# Written request
Gather from the material every line that contains the string "chart".

*** Information supplied

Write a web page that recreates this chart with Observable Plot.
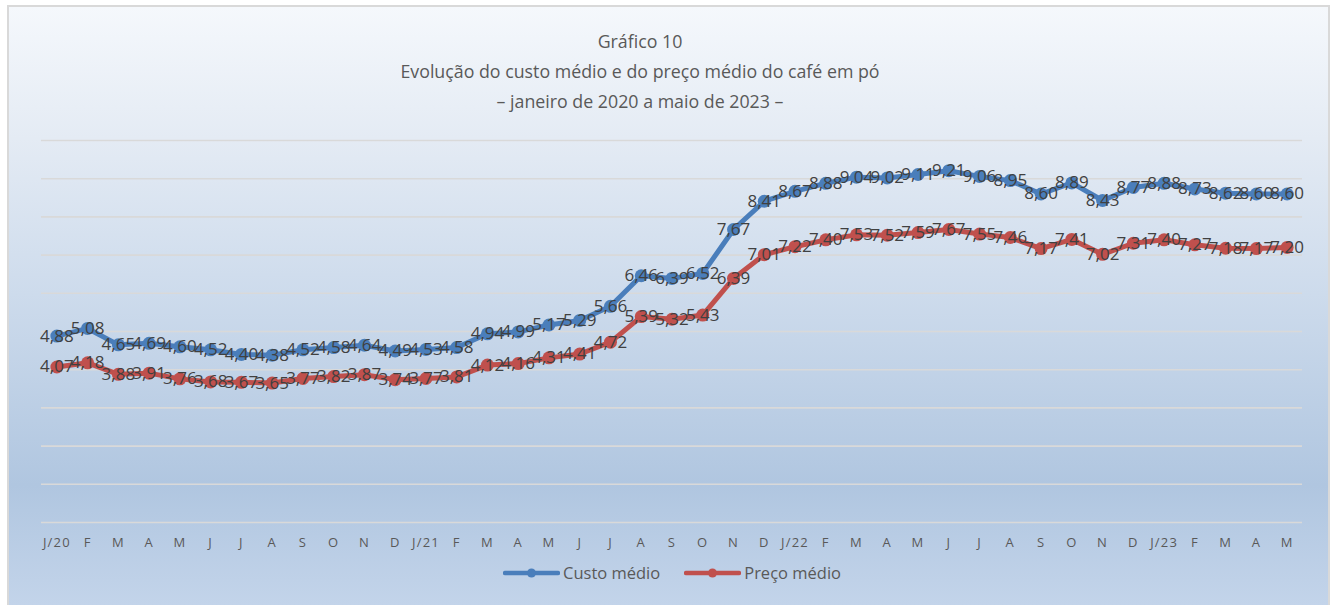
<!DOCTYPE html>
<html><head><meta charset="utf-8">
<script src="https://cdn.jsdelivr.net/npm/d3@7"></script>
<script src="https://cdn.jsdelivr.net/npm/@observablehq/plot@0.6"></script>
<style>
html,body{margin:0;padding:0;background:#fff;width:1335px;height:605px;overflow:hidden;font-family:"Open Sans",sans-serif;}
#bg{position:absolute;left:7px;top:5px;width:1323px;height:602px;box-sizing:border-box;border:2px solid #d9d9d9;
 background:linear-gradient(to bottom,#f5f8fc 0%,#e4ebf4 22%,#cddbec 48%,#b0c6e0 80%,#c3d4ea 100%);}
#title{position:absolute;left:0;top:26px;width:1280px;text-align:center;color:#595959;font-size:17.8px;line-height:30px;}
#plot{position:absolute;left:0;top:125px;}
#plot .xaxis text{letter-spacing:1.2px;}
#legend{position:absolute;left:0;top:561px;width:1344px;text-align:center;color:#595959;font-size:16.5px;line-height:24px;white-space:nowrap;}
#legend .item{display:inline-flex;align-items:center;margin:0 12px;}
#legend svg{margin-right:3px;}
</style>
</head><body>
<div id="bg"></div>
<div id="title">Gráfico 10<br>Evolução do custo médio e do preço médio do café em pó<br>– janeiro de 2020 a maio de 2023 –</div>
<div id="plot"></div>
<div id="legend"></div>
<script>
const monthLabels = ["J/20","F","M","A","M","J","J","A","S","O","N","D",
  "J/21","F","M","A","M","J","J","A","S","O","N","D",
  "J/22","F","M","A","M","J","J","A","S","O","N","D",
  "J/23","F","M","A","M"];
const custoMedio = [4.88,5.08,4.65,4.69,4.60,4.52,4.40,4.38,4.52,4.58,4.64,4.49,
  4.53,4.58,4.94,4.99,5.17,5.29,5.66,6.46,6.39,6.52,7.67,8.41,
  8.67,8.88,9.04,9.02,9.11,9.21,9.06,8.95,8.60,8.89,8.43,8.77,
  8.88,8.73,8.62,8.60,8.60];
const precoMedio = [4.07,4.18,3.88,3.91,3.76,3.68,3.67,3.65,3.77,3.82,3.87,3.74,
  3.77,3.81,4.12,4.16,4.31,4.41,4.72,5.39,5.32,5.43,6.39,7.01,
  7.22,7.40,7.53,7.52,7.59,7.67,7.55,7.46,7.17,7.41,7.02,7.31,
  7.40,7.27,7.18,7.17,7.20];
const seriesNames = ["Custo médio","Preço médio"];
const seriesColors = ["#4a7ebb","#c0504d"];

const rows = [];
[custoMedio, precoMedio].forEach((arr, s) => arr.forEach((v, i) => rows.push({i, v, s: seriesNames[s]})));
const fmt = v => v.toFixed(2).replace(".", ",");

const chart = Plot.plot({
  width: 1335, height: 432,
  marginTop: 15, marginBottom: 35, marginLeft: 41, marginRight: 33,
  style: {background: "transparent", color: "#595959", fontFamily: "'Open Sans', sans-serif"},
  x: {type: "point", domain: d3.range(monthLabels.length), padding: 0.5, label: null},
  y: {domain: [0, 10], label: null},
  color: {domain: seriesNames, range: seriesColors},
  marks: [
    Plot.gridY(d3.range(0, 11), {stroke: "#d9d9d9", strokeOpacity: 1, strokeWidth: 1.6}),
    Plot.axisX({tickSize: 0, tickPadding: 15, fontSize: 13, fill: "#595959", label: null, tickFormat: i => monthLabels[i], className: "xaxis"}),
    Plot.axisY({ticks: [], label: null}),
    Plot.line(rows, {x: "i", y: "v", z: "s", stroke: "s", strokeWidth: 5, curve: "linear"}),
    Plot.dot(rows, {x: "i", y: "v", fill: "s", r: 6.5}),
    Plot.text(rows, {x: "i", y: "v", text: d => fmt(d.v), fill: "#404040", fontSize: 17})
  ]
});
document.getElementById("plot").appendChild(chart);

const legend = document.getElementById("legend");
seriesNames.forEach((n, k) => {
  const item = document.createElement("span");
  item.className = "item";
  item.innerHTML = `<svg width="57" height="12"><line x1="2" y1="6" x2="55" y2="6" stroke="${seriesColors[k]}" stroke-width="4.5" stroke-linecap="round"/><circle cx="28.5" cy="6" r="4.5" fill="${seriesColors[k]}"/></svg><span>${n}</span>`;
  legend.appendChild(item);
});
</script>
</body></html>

******

# Written response
Write a web page that recreates this chart with Observable Plot.
const chart = Plot.plot({
document.getElementById("plot").appendChild(chart);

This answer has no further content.